Track down the lines that contain "this" and copy them.

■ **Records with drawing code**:
BEGIN

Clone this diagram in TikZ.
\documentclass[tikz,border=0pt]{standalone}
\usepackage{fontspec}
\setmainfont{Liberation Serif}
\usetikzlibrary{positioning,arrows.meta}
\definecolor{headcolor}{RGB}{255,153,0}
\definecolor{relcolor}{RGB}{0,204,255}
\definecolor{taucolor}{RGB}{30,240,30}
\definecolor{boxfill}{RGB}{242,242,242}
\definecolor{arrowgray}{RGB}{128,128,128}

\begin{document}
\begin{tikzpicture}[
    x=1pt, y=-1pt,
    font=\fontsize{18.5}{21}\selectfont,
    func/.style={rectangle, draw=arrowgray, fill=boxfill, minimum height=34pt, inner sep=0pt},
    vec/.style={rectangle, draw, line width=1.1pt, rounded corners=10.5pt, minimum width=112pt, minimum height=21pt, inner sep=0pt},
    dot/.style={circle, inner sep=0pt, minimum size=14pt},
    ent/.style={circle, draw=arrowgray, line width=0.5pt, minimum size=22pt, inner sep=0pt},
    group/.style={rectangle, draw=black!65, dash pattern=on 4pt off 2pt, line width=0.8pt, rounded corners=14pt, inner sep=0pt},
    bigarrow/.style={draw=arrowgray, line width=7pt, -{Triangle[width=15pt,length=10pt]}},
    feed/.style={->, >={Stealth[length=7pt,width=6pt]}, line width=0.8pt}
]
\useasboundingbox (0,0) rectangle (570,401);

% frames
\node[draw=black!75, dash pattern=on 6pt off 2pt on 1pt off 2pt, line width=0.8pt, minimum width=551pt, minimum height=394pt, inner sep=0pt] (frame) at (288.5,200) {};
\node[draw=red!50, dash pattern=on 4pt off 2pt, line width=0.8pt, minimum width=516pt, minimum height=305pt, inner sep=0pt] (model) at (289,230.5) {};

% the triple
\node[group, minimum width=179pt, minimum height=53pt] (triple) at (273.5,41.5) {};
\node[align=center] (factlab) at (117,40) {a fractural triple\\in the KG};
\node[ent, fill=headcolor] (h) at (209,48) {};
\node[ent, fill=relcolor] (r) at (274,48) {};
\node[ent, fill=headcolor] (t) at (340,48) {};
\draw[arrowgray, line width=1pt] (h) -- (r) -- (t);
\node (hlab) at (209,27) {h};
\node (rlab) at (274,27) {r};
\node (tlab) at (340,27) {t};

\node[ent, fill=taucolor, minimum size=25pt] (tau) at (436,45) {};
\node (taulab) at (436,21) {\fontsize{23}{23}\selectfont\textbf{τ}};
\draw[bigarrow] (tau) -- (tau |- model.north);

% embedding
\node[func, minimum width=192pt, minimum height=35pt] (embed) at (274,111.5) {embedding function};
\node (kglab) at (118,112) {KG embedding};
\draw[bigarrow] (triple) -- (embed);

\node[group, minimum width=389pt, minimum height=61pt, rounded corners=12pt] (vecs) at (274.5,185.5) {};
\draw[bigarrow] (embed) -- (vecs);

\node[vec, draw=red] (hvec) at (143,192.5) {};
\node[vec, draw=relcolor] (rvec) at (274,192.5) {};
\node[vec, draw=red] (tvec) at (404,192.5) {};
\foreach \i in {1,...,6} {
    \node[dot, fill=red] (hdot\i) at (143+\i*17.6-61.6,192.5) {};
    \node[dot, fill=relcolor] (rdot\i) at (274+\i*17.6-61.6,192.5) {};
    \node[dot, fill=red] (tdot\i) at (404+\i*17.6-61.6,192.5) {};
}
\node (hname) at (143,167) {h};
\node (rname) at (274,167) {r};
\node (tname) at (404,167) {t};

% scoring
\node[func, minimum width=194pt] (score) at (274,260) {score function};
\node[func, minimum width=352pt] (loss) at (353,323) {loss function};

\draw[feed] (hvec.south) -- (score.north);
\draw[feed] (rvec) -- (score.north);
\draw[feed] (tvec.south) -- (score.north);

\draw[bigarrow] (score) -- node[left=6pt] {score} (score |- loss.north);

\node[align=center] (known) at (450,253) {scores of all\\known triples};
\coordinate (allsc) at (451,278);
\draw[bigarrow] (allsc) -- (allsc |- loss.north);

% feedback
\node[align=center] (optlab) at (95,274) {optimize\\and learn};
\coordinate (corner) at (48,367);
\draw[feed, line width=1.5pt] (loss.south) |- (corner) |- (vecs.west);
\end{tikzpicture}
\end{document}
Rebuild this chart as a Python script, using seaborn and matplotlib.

END

■ **RESPONSE TO THE EXERCISE**:
Clone this diagram in TikZ.
Rebuild this chart as a Python script, using seaborn and matplotlib.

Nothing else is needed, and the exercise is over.